Obama told Cataldi that "The point I was making was not that my grandmother harbors any racial animosity, but that she is a typical white person. If she sees somebody on the street that she doesn't know (pause) there's a reaction in her that doesn't go away and it comes out in the wrong way."

More importantly,

"You got into these small towns in Pennsylvania and, like a lot of small towns in the Midwest, the jobs have been gone now for 25 years and nothing's replaced them. And they fell through the Clinton Administration, and the Bush Administration, and each successive administration has said that somehow these communities are gonna regenerate and they have not. And it's not surprising then they get bitter, they cling to guns or religion or antipathy to people who aren't like them or anti-immigrant sentiment or anti-trade sentiment as a way to explain their frustrations."

Demonizing the other is a growth industry, mon frère.

And when you dig past the condescension of Obama's second statement, you also come to the realization that 7+ years have passed since he made that statement, on his watch, and the people he's describing the in the classic social anthropologist style are still hurting. And they're voting for Trump because they learned long ago that the Party of the Working Man couldn't care less about their concerns. I sincerely hope that I'm not faced with the choice of voting for Trump in the general election. But if you're suggesting that voting for the Democrats is going to be any less of a crap sandwich, I simply can't agree with you.

Bike Bubba said...

The Combover is certainly not unique in his sins--he's not the one who was credibly, and repeatedly, accused of various degrees of sexual assault--but he is one who doesn't seem apologetic about it. The Clintons and Obamas spent a TON of time hiding their messes, but Trump does not. There is something very weird about that part.

He also is less apologetic about his lies--Hilliary mixes her lies with true statements to get her overall Politifact lie rating "acceptable", but Drumpf does not. Very interesting dynamic there.

R.A. Crankbait said...

Apparently Trump is a villain, but if we can just have him be advised by our villains then he won't be so villainous.

It takes a villain.

Gino said...

Trump's statement about the rapists: i heard it, and i knew exactly what was meant by it and it had nothing to do with 'all mexicans suck' because thats the manner in which we (my demographic, many of them mexicans)speak among and to each other.

nobody got offended by it until somebody outside his audience (that be us) told us we should be offended by it. it still didnt offend us, but damn... did the rest of ya'll get the freakin vapors or what? seems the smart people are not smart enough to understand the english many of us stupid people already can.

Mr. D said...

Trump's statement about the rapists: i heard it, and i knew exactly what was meant by it and it had nothing to do with 'all mexicans suck' because thats the manner in which we (my demographic, many of them mexicans)speak among and to each other.

nobody got offended by it until somebody outside his audience (that be us) told us we should be offended by it. it still didnt offend us, but damn... did the rest of ya'll get the freakin vapors or what? seems the smart people are not smart enough to understand the english many of us stupid people already can.

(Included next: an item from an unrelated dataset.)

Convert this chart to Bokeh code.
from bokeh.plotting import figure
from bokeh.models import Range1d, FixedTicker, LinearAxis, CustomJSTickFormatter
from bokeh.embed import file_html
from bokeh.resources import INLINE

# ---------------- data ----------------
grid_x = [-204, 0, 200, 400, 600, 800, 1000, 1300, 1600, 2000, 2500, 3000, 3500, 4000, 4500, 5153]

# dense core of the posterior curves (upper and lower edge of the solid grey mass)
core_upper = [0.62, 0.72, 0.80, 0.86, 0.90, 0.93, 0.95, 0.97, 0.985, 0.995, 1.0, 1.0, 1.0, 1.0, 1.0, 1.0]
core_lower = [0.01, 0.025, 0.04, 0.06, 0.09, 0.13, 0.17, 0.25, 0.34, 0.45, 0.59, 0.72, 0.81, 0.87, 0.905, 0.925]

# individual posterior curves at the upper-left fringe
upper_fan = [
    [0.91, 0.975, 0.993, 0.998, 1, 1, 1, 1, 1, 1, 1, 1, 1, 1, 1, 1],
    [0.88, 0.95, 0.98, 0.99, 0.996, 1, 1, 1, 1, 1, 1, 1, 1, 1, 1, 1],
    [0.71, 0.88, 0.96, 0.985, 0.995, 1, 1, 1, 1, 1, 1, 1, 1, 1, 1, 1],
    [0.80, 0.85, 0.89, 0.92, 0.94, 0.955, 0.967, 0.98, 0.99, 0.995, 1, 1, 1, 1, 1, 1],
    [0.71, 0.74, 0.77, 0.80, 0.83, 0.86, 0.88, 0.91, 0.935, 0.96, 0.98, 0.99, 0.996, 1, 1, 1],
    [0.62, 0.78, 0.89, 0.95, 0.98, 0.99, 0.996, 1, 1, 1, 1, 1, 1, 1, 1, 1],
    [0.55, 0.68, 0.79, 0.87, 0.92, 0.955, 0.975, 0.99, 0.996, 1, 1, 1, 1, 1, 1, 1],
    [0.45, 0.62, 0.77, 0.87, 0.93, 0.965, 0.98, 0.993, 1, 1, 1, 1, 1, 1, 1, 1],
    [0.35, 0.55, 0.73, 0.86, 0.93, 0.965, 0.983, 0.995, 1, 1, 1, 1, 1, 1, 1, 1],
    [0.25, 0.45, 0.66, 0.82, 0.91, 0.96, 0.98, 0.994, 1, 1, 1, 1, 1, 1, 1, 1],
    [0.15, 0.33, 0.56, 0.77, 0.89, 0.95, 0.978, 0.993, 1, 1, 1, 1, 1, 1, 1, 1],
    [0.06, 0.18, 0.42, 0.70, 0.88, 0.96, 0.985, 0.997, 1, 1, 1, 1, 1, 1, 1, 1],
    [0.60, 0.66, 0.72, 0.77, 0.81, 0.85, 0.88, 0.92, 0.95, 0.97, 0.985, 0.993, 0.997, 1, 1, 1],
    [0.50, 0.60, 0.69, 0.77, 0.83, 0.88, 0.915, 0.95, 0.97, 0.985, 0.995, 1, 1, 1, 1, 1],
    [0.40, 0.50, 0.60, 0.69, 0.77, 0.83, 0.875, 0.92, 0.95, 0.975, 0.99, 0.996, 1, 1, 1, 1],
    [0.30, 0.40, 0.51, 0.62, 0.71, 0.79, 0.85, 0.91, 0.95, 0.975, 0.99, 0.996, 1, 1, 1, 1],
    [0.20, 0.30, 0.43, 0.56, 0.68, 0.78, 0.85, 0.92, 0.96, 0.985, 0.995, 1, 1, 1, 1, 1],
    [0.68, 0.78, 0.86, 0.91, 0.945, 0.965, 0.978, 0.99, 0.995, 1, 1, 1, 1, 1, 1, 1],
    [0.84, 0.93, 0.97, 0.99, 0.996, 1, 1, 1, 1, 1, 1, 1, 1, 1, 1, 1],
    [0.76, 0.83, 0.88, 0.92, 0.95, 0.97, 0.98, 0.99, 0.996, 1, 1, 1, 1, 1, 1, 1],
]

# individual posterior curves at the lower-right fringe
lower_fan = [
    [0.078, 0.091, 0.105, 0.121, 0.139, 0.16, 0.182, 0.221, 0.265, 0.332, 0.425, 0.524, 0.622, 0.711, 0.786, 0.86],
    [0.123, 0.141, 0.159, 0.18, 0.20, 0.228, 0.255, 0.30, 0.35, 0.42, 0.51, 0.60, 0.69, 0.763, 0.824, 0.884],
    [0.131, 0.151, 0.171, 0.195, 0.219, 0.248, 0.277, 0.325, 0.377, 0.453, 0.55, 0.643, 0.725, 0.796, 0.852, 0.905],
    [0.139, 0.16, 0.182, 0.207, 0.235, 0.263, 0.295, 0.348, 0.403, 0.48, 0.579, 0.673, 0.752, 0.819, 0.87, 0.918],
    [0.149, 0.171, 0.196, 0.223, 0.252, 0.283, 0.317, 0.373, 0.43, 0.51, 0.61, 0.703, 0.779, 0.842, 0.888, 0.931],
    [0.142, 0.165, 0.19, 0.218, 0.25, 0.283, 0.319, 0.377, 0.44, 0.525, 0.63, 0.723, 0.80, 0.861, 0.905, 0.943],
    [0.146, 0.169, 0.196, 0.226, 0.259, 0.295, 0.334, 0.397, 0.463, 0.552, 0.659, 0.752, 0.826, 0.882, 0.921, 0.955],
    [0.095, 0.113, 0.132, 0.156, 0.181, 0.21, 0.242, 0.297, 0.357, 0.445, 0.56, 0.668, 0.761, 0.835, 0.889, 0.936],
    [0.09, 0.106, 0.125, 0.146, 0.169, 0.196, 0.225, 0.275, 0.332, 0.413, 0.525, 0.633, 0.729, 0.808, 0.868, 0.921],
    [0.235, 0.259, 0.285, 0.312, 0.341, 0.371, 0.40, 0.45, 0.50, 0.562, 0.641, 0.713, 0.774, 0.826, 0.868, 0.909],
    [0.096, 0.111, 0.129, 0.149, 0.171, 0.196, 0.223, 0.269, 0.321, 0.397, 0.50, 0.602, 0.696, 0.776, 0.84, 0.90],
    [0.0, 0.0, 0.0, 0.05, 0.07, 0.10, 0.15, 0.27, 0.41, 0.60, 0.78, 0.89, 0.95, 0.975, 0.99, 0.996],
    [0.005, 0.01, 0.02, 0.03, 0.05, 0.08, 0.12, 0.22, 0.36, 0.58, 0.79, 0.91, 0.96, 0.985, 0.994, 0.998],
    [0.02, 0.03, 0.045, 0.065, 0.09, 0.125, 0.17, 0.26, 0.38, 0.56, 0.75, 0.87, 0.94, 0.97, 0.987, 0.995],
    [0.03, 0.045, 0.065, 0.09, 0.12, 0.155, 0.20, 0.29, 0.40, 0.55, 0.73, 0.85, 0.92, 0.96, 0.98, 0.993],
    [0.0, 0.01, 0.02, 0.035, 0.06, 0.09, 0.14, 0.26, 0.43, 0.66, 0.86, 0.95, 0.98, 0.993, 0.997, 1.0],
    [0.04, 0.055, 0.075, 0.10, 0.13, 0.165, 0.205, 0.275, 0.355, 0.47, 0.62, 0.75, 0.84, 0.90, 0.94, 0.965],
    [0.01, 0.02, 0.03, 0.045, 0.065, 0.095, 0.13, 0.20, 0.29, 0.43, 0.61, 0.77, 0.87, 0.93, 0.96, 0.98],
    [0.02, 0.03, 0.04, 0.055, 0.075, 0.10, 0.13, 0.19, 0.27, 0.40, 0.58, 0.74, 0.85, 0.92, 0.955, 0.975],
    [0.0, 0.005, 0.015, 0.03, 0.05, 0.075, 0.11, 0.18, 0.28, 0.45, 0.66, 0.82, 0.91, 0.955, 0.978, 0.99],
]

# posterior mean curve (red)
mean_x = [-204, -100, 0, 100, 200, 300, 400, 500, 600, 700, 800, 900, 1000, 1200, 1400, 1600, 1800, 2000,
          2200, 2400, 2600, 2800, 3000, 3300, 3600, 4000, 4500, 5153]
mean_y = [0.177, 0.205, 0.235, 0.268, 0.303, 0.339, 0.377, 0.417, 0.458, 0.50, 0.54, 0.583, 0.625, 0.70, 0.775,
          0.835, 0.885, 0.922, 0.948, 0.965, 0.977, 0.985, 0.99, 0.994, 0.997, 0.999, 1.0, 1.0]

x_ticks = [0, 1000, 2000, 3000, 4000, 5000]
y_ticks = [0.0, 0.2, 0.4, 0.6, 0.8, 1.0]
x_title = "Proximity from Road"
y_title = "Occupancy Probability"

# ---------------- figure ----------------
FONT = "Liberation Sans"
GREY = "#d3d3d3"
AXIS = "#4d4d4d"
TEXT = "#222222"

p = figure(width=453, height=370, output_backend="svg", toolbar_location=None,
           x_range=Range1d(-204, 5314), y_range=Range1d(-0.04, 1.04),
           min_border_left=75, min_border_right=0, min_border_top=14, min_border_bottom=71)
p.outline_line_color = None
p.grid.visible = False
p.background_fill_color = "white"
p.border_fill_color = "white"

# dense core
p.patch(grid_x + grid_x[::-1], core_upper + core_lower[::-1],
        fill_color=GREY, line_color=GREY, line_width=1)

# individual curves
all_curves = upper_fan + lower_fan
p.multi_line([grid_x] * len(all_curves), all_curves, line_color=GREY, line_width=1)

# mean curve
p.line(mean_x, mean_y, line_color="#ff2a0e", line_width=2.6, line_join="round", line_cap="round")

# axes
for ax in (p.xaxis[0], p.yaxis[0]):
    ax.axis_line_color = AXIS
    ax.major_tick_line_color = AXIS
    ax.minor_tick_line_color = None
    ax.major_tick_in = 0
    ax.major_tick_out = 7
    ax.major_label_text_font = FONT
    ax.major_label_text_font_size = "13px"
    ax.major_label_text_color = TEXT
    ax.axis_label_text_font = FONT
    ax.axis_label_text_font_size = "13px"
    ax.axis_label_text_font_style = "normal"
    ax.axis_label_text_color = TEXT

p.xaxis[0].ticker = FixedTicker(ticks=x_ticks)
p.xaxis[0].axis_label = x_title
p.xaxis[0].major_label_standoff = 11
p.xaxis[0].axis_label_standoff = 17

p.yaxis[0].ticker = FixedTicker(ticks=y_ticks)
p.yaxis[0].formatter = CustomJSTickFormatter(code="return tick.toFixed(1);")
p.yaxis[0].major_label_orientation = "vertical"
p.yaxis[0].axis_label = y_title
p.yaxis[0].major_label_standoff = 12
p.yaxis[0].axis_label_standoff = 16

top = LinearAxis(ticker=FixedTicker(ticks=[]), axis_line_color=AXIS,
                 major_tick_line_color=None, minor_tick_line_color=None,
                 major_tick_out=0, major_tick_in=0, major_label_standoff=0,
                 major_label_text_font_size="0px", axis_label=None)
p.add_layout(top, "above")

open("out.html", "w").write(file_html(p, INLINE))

And that's why I'm spending so much time writing about these issues. By dint of education, life experience and (especially) the advantages I had when I was growing up, but didn't realize were advantages, I have been largely insulated from the obstacles that many others face. It's easy to ignore things you largely avoid encountering. A fish doesn't realize it's wet.

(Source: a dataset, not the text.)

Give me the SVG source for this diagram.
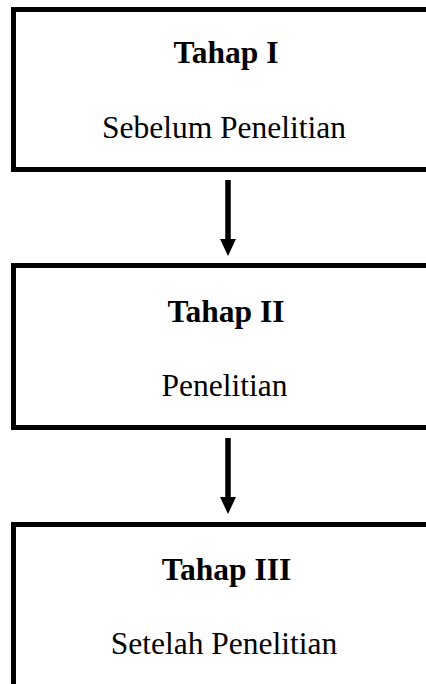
<svg xmlns="http://www.w3.org/2000/svg" width="426" height="684" viewBox="0 0 426 684">
<style>
.box{fill:#fff;stroke:#000;stroke-width:5}
.t{font-family:"Liberation Serif","Times New Roman",serif;font-size:31.5px;text-anchor:middle;fill:#000}
.b{font-weight:bold}
.ln{stroke:#000;stroke-width:5.5}
</style>
<rect width="426" height="684" fill="#fff"/>
<g id="node1">
<rect class="box" x="13.5" y="9.5" width="430" height="160"/>
<text class="t b" x="226" y="63">Tahap I</text>
<text class="t" x="224" y="138">Sebelum Penelitian</text>
</g>
<g id="node2">
<rect class="box" x="13.5" y="265.5" width="430" height="162"/>
<text class="t b" x="226" y="322">Tahap II</text>
<text class="t" x="224.5" y="396">Penelitian</text>
</g>
<g id="node3">
<rect class="box" x="13.5" y="524.5" width="430" height="165"/>
<text class="t b" x="226.5" y="580">Tahap III</text>
<text class="t" x="224" y="654">Setelah Penelitian</text>
</g>
<g id="connectors">
<line class="ln" x1="228" y1="180" x2="228" y2="241"/>
<polygon points="220,239 236,239 228,256" fill="#000"/>
<line class="ln" x1="228" y1="438" x2="228" y2="499"/>
<polygon points="220,497 236,497 228,514" fill="#000"/>
</g>
</svg>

If Trump is speaking to an audience I don't recognize and using language that I don't really understand, it's incumbent upon me to try to understand it. Or I can just Otherize the people he's speaking to and condemn it all out of hand. That might be the right approach in the end. But I'm not yet convinced of that.

Brian said...

nobody got offended by it until somebody outside his audience (that be us) told us we should be offended by it

Bullshit.

R.A. Crankbait said...

Such language. I blame Trump.

Gino said...

so now Brian is calling me a liar.
ok, been done before, but i wont take this personal, because i know thats just the way he talks sometimes.

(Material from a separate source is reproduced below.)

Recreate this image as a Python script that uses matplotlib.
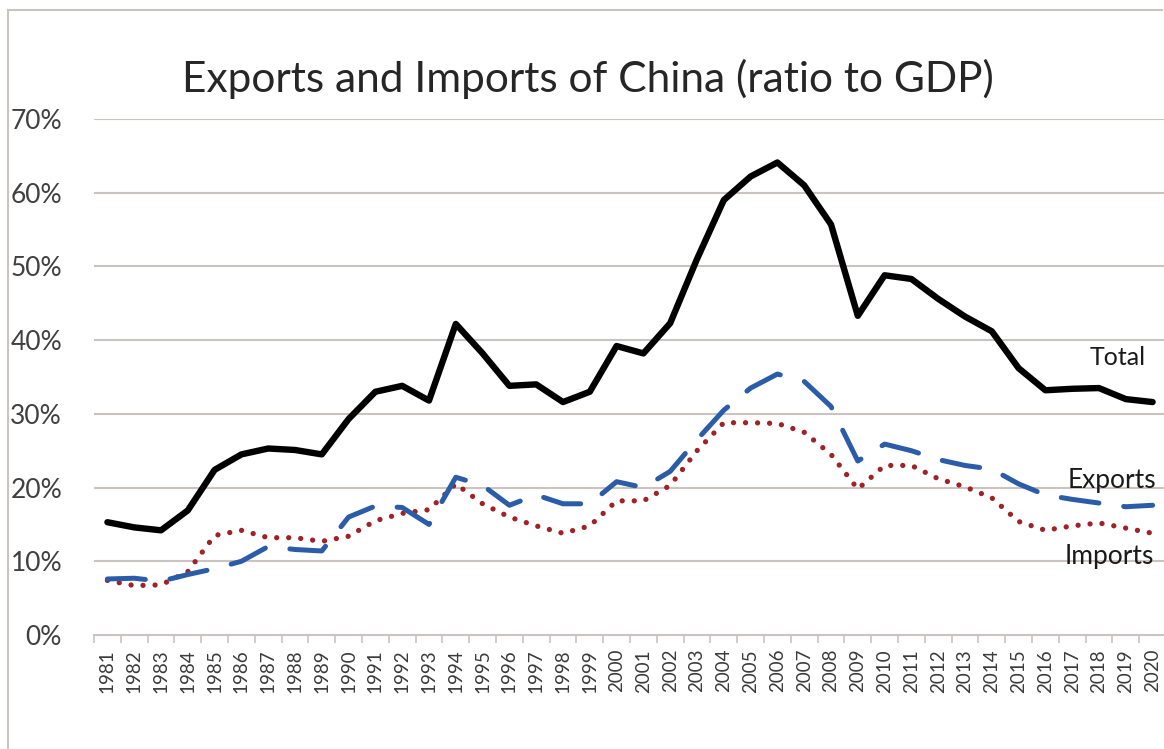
import matplotlib
matplotlib.use("Agg")
import matplotlib.pyplot as plt
from matplotlib.ticker import FuncFormatter, FixedLocator
from matplotlib.lines import Line2D

years = list(range(1981, 2021))
total = [15.3, 14.6, 14.2, 16.9, 22.4, 24.5, 25.3, 25.1, 24.5, 29.3,
         33.0, 33.8, 31.8, 42.2, 38.2, 33.8, 34.0, 31.6, 33.0, 39.2,
         38.2, 42.3, 51.0, 59.0, 62.2, 64.1, 61.0, 55.7, 43.3, 48.8,
         48.3, 45.6, 43.2, 41.2, 36.2, 33.2, 33.4, 33.5, 32.0, 31.6]
exports = [7.6, 7.7, 7.3, 8.2, 9.0, 10.0, 12.0, 11.6, 11.4, 16.0,
           17.5, 17.3, 15.0, 21.4, 20.3, 17.6, 19.0, 17.8, 17.8, 20.8,
           20.0, 22.2, 26.5, 30.5, 33.5, 35.4, 34.4, 31.0, 23.6, 25.9,
           25.0, 23.8, 23.0, 22.5, 20.5, 19.0, 18.4, 17.9, 17.4, 17.6]
imports = [7.4, 6.7, 6.8, 8.6, 13.5, 14.2, 13.2, 13.2, 12.7, 13.4,
           15.5, 16.5, 17.0, 20.5, 17.8, 16.0, 14.8, 13.8, 14.8, 18.2,
           18.2, 20.3, 25.0, 28.8, 28.8, 28.7, 27.5, 24.5, 19.8, 23.0,
           23.0, 21.2, 20.1, 18.6, 15.4, 14.2, 14.8, 15.2, 14.5, 13.8]
yticks = [0, 10, 20, 30, 40, 50, 60, 70]
title = "Exports and Imports of China (ratio to GDP)"
series_labels = ["Total", "Exports", "Imports"]

plt.rcParams['font.family'] = ['Lato', 'DejaVu Sans']

fig = plt.figure(figsize=(11.64, 7.49), dpi=100)
fig.patch.set_facecolor('white')

# outer chart frame (left, top visible)
frame_col = '#c9c4c0'
fig.add_artist(Line2D([8/1164, 8/1164], [0, 1 - 10/749], transform=fig.transFigure, color=frame_col, lw=1.5))
fig.add_artist(Line2D([8/1164, 1162/1164], [1 - 10/749, 1 - 10/749], transform=fig.transFigure, color=frame_col, lw=1.5))

ax = fig.add_axes([94/1164, 1 - 635/749, (1166 - 94)/1164, (635 - 119)/749])
ax.set_xlim(1980.5, 2020.5)
ax.set_ylim(0, 70)

grid_col = '#cbc3c0'
for y in yticks[1:]:
    ax.axhline(y, color=grid_col, lw=1.5, zorder=1)

ax.plot(years, total, color='black', lw=4.6, solid_joinstyle='round', solid_capstyle='round', zorder=4)
ax.plot(years, exports, color='#2b5ca8', lw=3.6, linestyle=(0, (7.6, 5.0)),
        dash_capstyle='round', dash_joinstyle='round', zorder=3)
ax.plot(years, imports, color='#9e2226', lw=3.8, linestyle=(0, (0.01, 2.27)),
        dash_capstyle='round', zorder=2)

for s in ['left', 'right', 'top']:
    ax.spines[s].set_visible(False)
ax.spines['bottom'].set_color(grid_col)
ax.spines['bottom'].set_linewidth(1.5)

ax.set_yticks(yticks)
ax.yaxis.set_major_formatter(FuncFormatter(lambda v, p: f"{int(v)}%"))
ax.tick_params(axis='y', length=0, pad=23, labelsize=19, labelcolor='#404040')

ax.set_xticks(years)
ax.set_xticklabels([str(y) for y in years], rotation=90)
ax.tick_params(axis='x', which='major', length=0, pad=10, labelsize=13.5, labelcolor='#3a3a3a')
ax.xaxis.set_minor_locator(FixedLocator([y - 0.5 for y in years] + [2020.5]))
ax.tick_params(axis='x', which='minor', length=6, width=1.2, color=grid_col, direction='out')

fig.text(588/1164, 1 - 92/749, title, ha='center', va='baseline', fontsize=30.5, color='#262626')

ax.text(2018.7, 37.6, series_labels[0], ha='center', va='center', fontsize=18, color='#1a1a1a', zorder=5)
ax.text(2018.5, 21.0, series_labels[1], ha='center', va='center', fontsize=19, color='#1a1a1a', zorder=5)
ax.text(2018.4, 10.6, series_labels[2], ha='center', va='center', fontsize=19, color='#1a1a1a', zorder=5)

fig.savefig('out.png', dpi=100, facecolor='white')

go back and recall some of my earlier posted rants. the way i spoke to you all before i learned to change up the code a bit and stay out of the hotter water.

Bike Bubba said...

Gino, Brian's calling you wrong, not a liar, and quite frankly, I tend to agree with him. Mr. Drumpf seems to have no clue, or does not care, about the optics of some of the stuff he says, and that was a great example. Nobody at CNN or MSNBC or wherever had to tell me it was obnoxious. It just was.

And the big thing here is that when you're dealing with foreign leaders, those cues and optics matter. There is a fine line between doing something that's a stroke of genius and something that's just obnoxious, and the Combover simply doesn't act like he knows where that line is.

R.A. Crankbait said...

I don't think Trump will give the Queen of England an iPod pre-loaded with his greatest speeches, but he might say to Merkel, "Hey, baby, I bet you were really something before electricity."

Gino said...

Bubba: he has stated before that he is speaking to a certain audience, he is not like that in the 'board room', and we can expect to see him speaking differently as the general gets closer.

on many things he seems to be flying by the seat of his pants, but on this aspect, he's on plan.

Bike Bubba said...

Gino; that completely misses the point that when you go campaigning, you are doing so with reporters watching--at least you are if you're any good at it! So you can't make the claim that the comment was "just for this audience." This is a lot like Reagan joking about bombing the USSR when he didn't realize cameras were on, except it was pretty obvious that Reagan was joking. Drumpf doesn't have that excuse, either.

And if you want to argue "he isn't like that in the boardroom"....um, take a look at who took it in the shorts in his four bankruptcies, and who takes it in the shorts when a business plan goes bad. Hint; it's not the guy whose name is on the marquee.